- Kale's meteoric rise from vegetable-next-door to a must-have superfood was driven by three factors, David Sax, author of The Tastemakers, told The New Hope Network: versatility, availability, and cultural significance.
- Kale can be eaten raw or cooked, has a long growing season in a variety of climates and has become an emblem of healthy eating that restaurants and food manufacturers were quick to capitalize on. "It was an edible Prius. It was a cultural signifier," Sax said.
- Sax said that for an ingredient to be the "next kale," it must share the vegetable's three star factors. Some food industry players predict that drinking vinegars or duck weed could rise to to food stardom, while others wonder if the boom-and-bust cycle of functional superfood popularity has run its course.
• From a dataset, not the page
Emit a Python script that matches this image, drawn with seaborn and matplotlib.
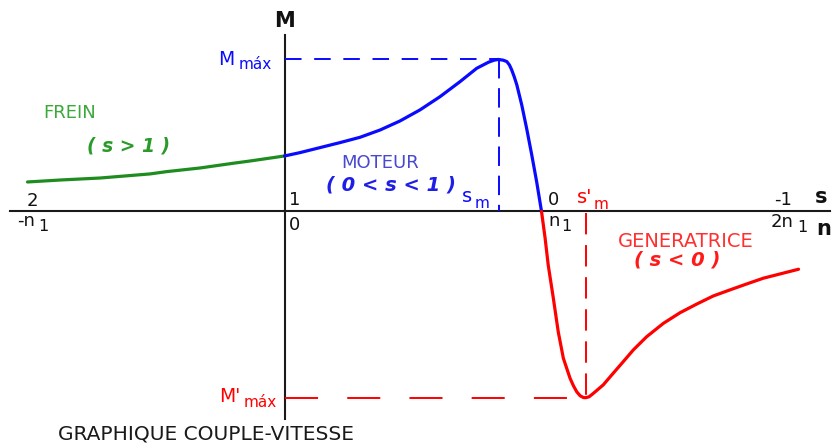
import numpy as np
import pandas as pd
import matplotlib
matplotlib.use("Agg")
import matplotlib.pyplot as plt
import seaborn as sns

# ---- data: slip s vs. torque M (M_max = 1) ----
frein_s = [2.0, 1.872, 1.718, 1.523, 1.459, 1.329, 1.200, 1.134, 1.0]
frein_M = [0.194, 0.207, 0.220, 0.247, 0.262, 0.286, 0.317, 0.332, 0.365]

moteur_s = [1.0, 0.940, 0.862, 0.784, 0.706, 0.628, 0.551, 0.473, 0.395, 0.317,
            0.252, 0.206, 0.185, 0.168, 0.149, 0.135, 0.125, 0.116, 0.106, 0.096,
            0.077, 0.058, 0.038, 0.019, 0.0]
moteur_M = [0.365, 0.387, 0.420, 0.453, 0.488, 0.536, 0.595, 0.668, 0.755, 0.854,
            0.942, 0.982, 0.995, 1.000, 0.995, 0.986, 0.964, 0.931, 0.885, 0.832,
            0.701, 0.547, 0.372, 0.196, 0.0]

gen_s = [0.0, -0.014, -0.026, -0.046, -0.065, -0.085, -0.111, -0.124, -0.137, -0.150,
         -0.163, -0.172, -0.185, -0.202, -0.240, -0.279, -0.318, -0.357, -0.409,
         -0.474, -0.539, -0.604, -0.668, -0.733, -0.798, -0.863, -0.928, -1.0]
gen_M = [0.0, -0.176, -0.352, -0.571, -0.791, -0.966, -1.097, -1.146, -1.186, -1.212,
         -1.224, -1.225, -1.219, -1.196, -1.141, -1.064, -0.988, -0.911, -0.824,
         -0.736, -0.666, -0.609, -0.556, -0.516, -0.477, -0.439, -0.411, -0.380]

M_max = 1.0
M_max_gen = -1.225
s_m = 0.166
s_m_gen = -0.172

# ---- style ----
sns.set_theme(style="white")
plt.rcParams["font.family"] = ["DejaVu Sans"]

W, H = 834, 443
fig = plt.figure(figsize=(W / 100, H / 100), dpi=100)
fig.patch.set_facecolor("white")
ax = fig.add_axes([0, 0, 1, 1])
ax.set_facecolor("white")

GREEN = "#1f8c1f"
BLUE = "#0a0aff"
RED = "#ff0000"

segments = [
    (frein_s, frein_M, GREEN),
    (moteur_s, moteur_M, BLUE),
    (gen_s, gen_M, RED),
]
for xs, ys, col in segments:
    df = pd.DataFrame({"s": xs, "M": ys})
    sns.lineplot(data=df, x="s", y="M", sort=False, estimator=None,
                 color=col, linewidth=2.3, ax=ax, zorder=3,
                 solid_joinstyle="round", solid_capstyle="round")

# reference dashed lines
ax.plot([1.0, s_m], [M_max, M_max], color=BLUE, lw=1.4, ls=(0, (8.5, 6.5)), zorder=2)
ax.plot([s_m, s_m], [M_max, 0], color=BLUE, lw=1.4, ls=(0, (10, 5)), zorder=2)
ax.plot([1.0, s_m_gen], [M_max_gen, M_max_gen], color=RED, lw=1.4, ls=(0, (17, 15)), zorder=2)
ax.plot([s_m_gen, s_m_gen], [-0.012, M_max_gen], color=RED, lw=1.4, ls=(0, (11, 5.5)), zorder=2)

# limits mapped to the reference pixel grid
ax.set_xlim(2.107, -1.138)
ax.set_ylim(-1.523, 1.391)
ax.set_xlabel("")
ax.set_ylabel("")
ax.set_xticks([])
ax.set_yticks([])

for side in ["top", "right"]:
    ax.spines[side].set_visible(False)
ax.spines["left"].set_position(("data", 1.0))
ax.spines["bottom"].set_position(("data", 0.0))
ax.spines["left"].set_bounds(-1.365, 1.161)
ax.spines["bottom"].set_bounds(-1.123, 2.068)
for side in ["left", "bottom"]:
    ax.spines[side].set_color("#1a1a1a")
    ax.spines[side].set_linewidth(1.5)
    ax.spines[side].set_zorder(1)


def T(x, y, txt, size=13, color="#111111", ha="left", **kw):
    ax.text(x / W, 1 - y / H, txt, transform=ax.transAxes, fontsize=size,
            color=color, ha=ha, va="baseline", **kw)


# axis names
T(285, 27, "M", size=15, ha="center", weight="bold")
T(815, 203, "s", size=15, weight="bold")
T(816, 235, "n", size=15, weight="bold")

# M max labels
T(218, 65, "M", size=13.5, color=BLUE)
T(239, 69, "máx", size=11, color=BLUE)
T(219, 402, "M'", size=13.5, color=RED)
T(244, 407, "máx", size=11, color=RED)

# slip labels (above axis)
T(27, 206, "2", size=13)
T(289, 205, "1", size=13)
T(548, 205, "0", size=13)
T(774, 205, "-1", size=13)
T(462, 202, "s", size=14, color=BLUE)
T(475, 208, "m", size=11, color=BLUE)
T(577, 203, "s'", size=14, color=RED)
T(594, 209, "m", size=11, color=RED)

# speed labels (below axis)
T(17, 226, "-n", size=13)
T(38, 231, "1", size=11.5)
T(289, 230, "0", size=13)
T(548, 226, "n", size=13)
T(561, 231, "1", size=11.5)
T(771, 227, "2n", size=13)
T(797, 232, "1", size=11.5)

# region labels
T(70, 118, "FREIN", size=13, color="#3aa83a", ha="center")
T(129, 151, "( s > 1 )", size=13.5, color="#2a9a2a", ha="center",
  weight="bold", style="italic")
T(380, 168, "MOTEUR", size=13, color="#4848d0", ha="center")
T(391, 190, "( 0 < s < 1 )", size=14, color="#1e1ee6", ha="center",
  weight="bold", style="italic")
T(686, 247, "GENERATRICE", size=14, color="#ff3030", ha="center")
T(677, 265, "( s < 0 )", size=14, color="#ff1a1a", ha="center",
  weight="bold", style="italic")

T(58, 440, "GRAPHIQUE COUPLE-VITESSE", size=14.5, color="#1a1a1a")

fig.savefig("out.png", dpi=100, facecolor="white")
According to Nielsen data, kale has seen significant sales growth in the last year. Frozen breakfast entrees that feature kale experienced 391% sales growth between 2016 and 2017 alone. Dollar sales of kale-based vitamins and supplements also grew by 125%, and pasta sauce that featured the superfood saw sales climb 60% during the same period.
The vegetable became ubiquitous not simply because it was a health food, but because it became an emblem of the health food movement, say Sax and other industry experts. Because of this, some feel that it's unlikely another ingredient will experience the same stardom. This won't stop ingredient producers and food manufacturers from trying to take their products from niche to mainstream, however.
Drinking vinegars could be poised for a similar explosion of popularity, if marketed correctly. Consumers, especially millennilas, are turning away from soda and other sugary drink categories in the search for something healthy, authentic and flavorful. This has already driven the popularity of vinegars in natural and organic health stores, but the beverage category has yet to go mainstream. Some manufacturers are attempting to push the product's versatility by positioning it as an alcoholic mixer, while others encourage consumers to use it as a way to improve and regulate gut health, a growing focus in the health and wellness space.
It will be interesting to see if more major brands begin venturing into this space, either by acquiring a small drinking vinegar maker or experimenting with their own branded product formula. PepsiCo has acquired sparkling probiotic drink maker KeVita, which boasts an assortment of apple cider drinking vinegars and kombucha beverages.
In order to reach kale's level of fame, the category will likely need help from social media influencers, celebrity chefs on popular TV shows and partnerships with well-known restaurants to engage general audiences. Only time will tell, however, if drinking vinegar — or any other functional ingredient — will attain kale's ubiquity.